Возможно, Монтрё для Набокова было не выцветшей фотографией его детства, как он утверждал, а миром забытых переводов — в частности, переводов Байрона Жуковским. Каждый, кто разочаровался в любви и дружеском общении, выстраивает вокруг себя стену: это может быть замок аристократа, башня из слоновой кости, тюрьма или, в конце концов, комфортабельный отель. Набоков заточил себя в тюрьму собственных концепций красоты. В своем модернизме он никогда не шел дальше представления о жизни как о сновидении или романе, где все мы — не более чем персонажи. Но этот хорошо знакомый магический мир иллюзий живет по очень строгим консервативным правилам и законам. Речь каждого тут идеально сбалансирована, каждая фраза изящно отточена, заострена и до совершенства отполирована. Обрывки вульгаризмов и уличного жаргона, массовой культуры и низких фольклорных жанров могли попасть в его романы лишь элегантно запакованными в смирительную рубашку высоколобой иронии и издевательской насмешки. Его проза не предназначалась для чтения вслух — он никогда не пытался воспроизвести в повествовании интонационные ходы разговорной речи.
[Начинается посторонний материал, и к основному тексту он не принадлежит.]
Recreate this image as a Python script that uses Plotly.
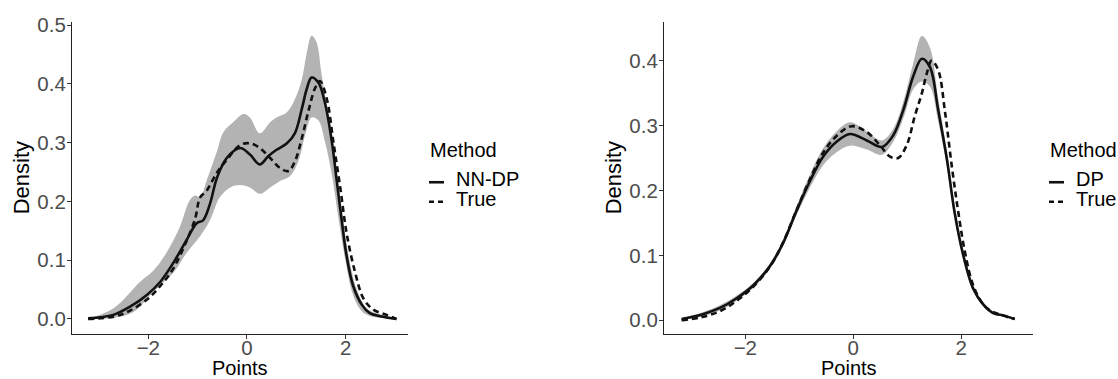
import plotly.graph_objects as go

# ---------------- Left panel (NN-DP) ----------------
nn_x = [-3.22, -2.71, -2.37, -2.03, -1.76, -1.49, -1.22, -1.02, -0.89, -0.75, -0.61, -0.41, -0.14, 0.06,
        0.26, 0.43, 0.60, 0.81, 0.97, 1.11, 1.21, 1.31, 1.45, 1.58, 1.72, 1.82, 1.92, 2.02, 2.15, 2.33,
        2.49, 2.70, 3.03]
nn_d = [0.001, 0.007, 0.021, 0.041, 0.063, 0.096, 0.135, 0.163, 0.168, 0.196, 0.240, 0.274, 0.291, 0.280,
        0.263, 0.277, 0.288, 0.299, 0.316, 0.357, 0.391, 0.411, 0.402, 0.368, 0.302, 0.235, 0.168, 0.107,
        0.057, 0.024, 0.010, 0.0045, 0.0]

true1_x = [-3.22, -2.70, -2.40, -2.00, -1.70, -1.50, -1.25, -1.05, -0.95, -0.82, -0.61, -0.40, -0.14, 0.06,
           0.26, 0.47, 0.67, 0.84, 0.97, 1.11, 1.24, 1.38, 1.48, 1.62, 1.75, 1.89, 2.02, 2.19, 2.36, 2.56,
           2.83, 3.03]
true1_d = [0.0, 0.004, 0.013, 0.035, 0.062, 0.085, 0.128, 0.171, 0.207, 0.218, 0.249, 0.272, 0.296, 0.299,
           0.291, 0.274, 0.257, 0.252, 0.268, 0.307, 0.352, 0.393, 0.405, 0.374, 0.302, 0.224, 0.146, 0.080,
           0.035, 0.016, 0.007, 0.0]

up1_x = [-3.22, -2.71, -2.17, -1.90, -1.63, -1.36, -1.16, -1.05, -0.95, -0.82, -0.61, -0.48, -0.28, -0.07,
         0.06, 0.26, 0.47, 0.60, 0.81, 0.97, 1.11, 1.21, 1.31, 1.41, 1.51, 1.65, 1.79, 1.92, 2.05, 2.22,
         2.43, 2.70, 3.03]
up1_d = [0.001, 0.018, 0.063, 0.082, 0.113, 0.157, 0.202, 0.210, 0.207, 0.235, 0.285, 0.318, 0.335, 0.349,
         0.343, 0.316, 0.335, 0.343, 0.352, 0.374, 0.407, 0.452, 0.482, 0.471, 0.418, 0.346, 0.268, 0.185,
         0.113, 0.052, 0.018, 0.008, 0.002]

lo1_x = [-3.22, -2.71, -2.30, -1.90, -1.49, -1.22, -0.95, -0.75, -0.55, -0.34, -0.14, 0.06, 0.26, 0.47,
         0.67, 0.87, 1.04, 1.18, 1.31, 1.45, 1.58, 1.72, 1.85, 1.99, 2.15, 2.33, 2.49, 3.03]
lo1_d = [0.0, 0.002, 0.012, 0.046, 0.079, 0.113, 0.141, 0.168, 0.207, 0.224, 0.228, 0.224, 0.213, 0.224,
         0.235, 0.243, 0.268, 0.313, 0.343, 0.338, 0.302, 0.246, 0.174, 0.102, 0.041, 0.013, 0.005, 0.0]

# ---------------- Right panel (DP) ----------------
dp_x = [-3.18, -2.80, -2.47, -2.16, -1.85, -1.54, -1.30, -1.05, -0.80, -0.56, -0.31, -0.06, 0.25, 0.53,
        0.74, 0.93, 1.11, 1.27, 1.42, 1.57, 1.73, 1.88, 2.04, 2.22, 2.41, 2.59, 2.78, 2.99]
dp_d = [0.002, 0.009, 0.019, 0.034, 0.054, 0.084, 0.119, 0.169, 0.215, 0.252, 0.275, 0.287, 0.277, 0.267,
        0.285, 0.325, 0.376, 0.403, 0.390, 0.325, 0.250, 0.164, 0.099, 0.049, 0.024, 0.011, 0.0075, 0.002]
dp_up = [0.003, 0.012, 0.023, 0.038, 0.058, 0.088, 0.124, 0.176, 0.225, 0.265, 0.291, 0.305, 0.291, 0.277,
         0.295, 0.338, 0.396, 0.438, 0.420, 0.343, 0.262, 0.174, 0.106, 0.054, 0.027, 0.013, 0.009, 0.003]
dp_lo = [0.001, 0.006, 0.015, 0.030, 0.050, 0.080, 0.114, 0.162, 0.205, 0.239, 0.259, 0.269, 0.263, 0.255,
         0.275, 0.312, 0.356, 0.368, 0.360, 0.307, 0.238, 0.154, 0.092, 0.044, 0.021, 0.009, 0.006, 0.001]

true2_x = [-3.18, -2.80, -2.47, -2.16, -1.85, -1.54, -1.30, -1.05, -0.80, -0.56, -0.31, -0.03, 0.25, 0.49,
           0.68, 0.83, 0.99, 1.14, 1.27, 1.36, 1.45, 1.57, 1.70, 1.82, 1.94, 2.07, 2.22, 2.41, 2.59, 2.99]
true2_d = [0.0, 0.005, 0.014, 0.030, 0.052, 0.083, 0.120, 0.170, 0.218, 0.258, 0.284, 0.299, 0.290, 0.270,
           0.252, 0.250, 0.270, 0.315, 0.350, 0.380, 0.400, 0.386, 0.320, 0.240, 0.169, 0.104, 0.054, 0.024,
           0.013, 0.002]

x_ticks = [-2, 0, 2]
x_tick_text = ["\u22122", "0", "2"]
y_ticks_left = [0.0, 0.1, 0.2, 0.3, 0.4, 0.5]
y_ticks_right = [0.0, 0.1, 0.2, 0.3, 0.4]
legend_left = ["NN-DP", "True"]
legend_right = ["DP", "True"]

W, H = 1118, 379
BAND = "#B3B3B3"
LINE = "#111111"
DASH = "6px,4px"
FONT = "Liberation Sans, Arial, sans-serif"

fig = go.Figure()


def add_panel(xa, ya, bx_lo, b_lo, bx_up, b_up, sx, sd, tx, td):
    fig.add_trace(go.Scatter(x=bx_lo, y=b_lo, mode="lines", line=dict(width=0, shape="spline"),
                             xaxis=xa, yaxis=ya, showlegend=False, hoverinfo="skip"))
    fig.add_trace(go.Scatter(x=bx_up, y=b_up, mode="lines", line=dict(width=0, shape="spline"),
                             fill="tonexty", fillcolor=BAND, xaxis=xa, yaxis=ya, showlegend=False,
                             hoverinfo="skip"))
    fig.add_trace(go.Scatter(x=tx, y=td, mode="lines",
                             line=dict(color=LINE, width=2.6, dash=DASH, shape="spline"),
                             xaxis=xa, yaxis=ya, showlegend=False))
    fig.add_trace(go.Scatter(x=sx, y=sd, mode="lines",
                             line=dict(color=LINE, width=2.6, shape="spline"),
                             xaxis=xa, yaxis=ya, showlegend=False))


add_panel("x", "y", lo1_x, lo1_d, up1_x, up1_d, nn_x, nn_d, true1_x, true1_d)
add_panel("x2", "y2", dp_x, dp_lo, dp_x, dp_up, dp_x, dp_d, true2_x, true2_d)

ydom = [(379 - 333) / H, (379 - 14) / H]
axis_common = dict(showline=True, linecolor="#222222", linewidth=1.2, showgrid=False, zeroline=False,
                   ticks="outside", ticklen=4, tickwidth=1, tickcolor="#333333",
                   tickfont=dict(family=FONT, size=20.5, color="#4D4D4D"))
xstand = dict(ticklabelstandoff=-9)
ystand = dict(ticklabelstandoff=-3)

fig.update_layout(
    width=W, height=H, margin=dict(l=0, r=0, t=0, b=0),
    paper_bgcolor="white", plot_bgcolor="white",
    xaxis=dict(domain=[72 / W, 408 / W], range=[-3.547, 3.264], tickvals=x_ticks, ticktext=x_tick_text,
               anchor="y", **axis_common, **xstand),
    yaxis=dict(domain=ydom, range=[-0.0255, 0.506], tickvals=y_ticks_left, tickformat=".1f",
               anchor="x", **axis_common, **ystand),
    xaxis2=dict(domain=[664 / W, 1033 / W], range=[-3.506, 3.328], tickvals=x_ticks, ticktext=x_tick_text,
                anchor="y2", **axis_common, **xstand),
    yaxis2=dict(domain=ydom, range=[-0.0211, 0.460], tickvals=y_ticks_right, tickformat=".1f",
                anchor="x2", **axis_common, **ystand),
    showlegend=False,
)


def px(x):
    return x / W


def py(y):
    return 1 - y / H


ann = []
shapes = []
# axis titles
for cx in (240, 849):
    ann.append(dict(text="Points", x=px(cx), y=py(368), xref="paper", yref="paper", showarrow=False,
                    xanchor="center", yanchor="middle", font=dict(family=FONT, size=20, color="black")))
for cx in (21, 613):
    ann.append(dict(text="Density", x=px(cx), y=py(174), xref="paper", yref="paper", showarrow=False,
                    textangle=-90, xanchor="center", yanchor="middle",
                    font=dict(family=FONT, size=22, color="black")))


# legends (drawn as keys + labels)
def add_legend(x0, labels):
    ann.append(dict(text="Method", x=px(x0 - 1), y=py(145), xref="paper", yref="paper", showarrow=False,
                    xanchor="left", yanchor="middle", font=dict(family=FONT, size=20, color="black")))
    for i, (lab, yy) in enumerate(zip(labels, (178, 198))):
        shapes.append(dict(type="line", xref="paper", yref="paper", x0=px(x0), x1=px(x0 + 15),
                           y0=py(yy), y1=py(yy),
                           line=dict(color=LINE, width=2.6, dash="solid" if i == 0 else "5px,4px")))
        ann.append(dict(text=lab, x=px(x0 + 25), y=py(yy - 3), xref="paper", yref="paper",
                        showarrow=False, xanchor="left", yanchor="middle",
                        font=dict(family=FONT, size=20, color="black")))


add_legend(429, legend_left)
add_legend(1049, legend_right)

fig.update_layout(annotations=ann, shapes=shapes)
fig.write_html("out.html", config={"displayModeBar": False},
               post_script="document.body.style.margin='0';document.body.style.padding='0';"
                           "document.body.style.overflow='hidden';")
Подобные стилистические приемы вызывали у него такой же ужас, как вид человека, при чтении книги шевелящего губами. Поэтому он не принимал стилистическую пестроту поэзии Бродского, лихорадочные излияния героев Достоевского, стенографические хроники Солженицына; не уверен, что ему был по душе и «сказ» Лескова. Он пребывал в Шильоне собственной эстетики. «Без цепи ль я, в цепи ль я был, / Я безнадежность полюбил; / И подземелье стало вдруг / Мне милой кровлей».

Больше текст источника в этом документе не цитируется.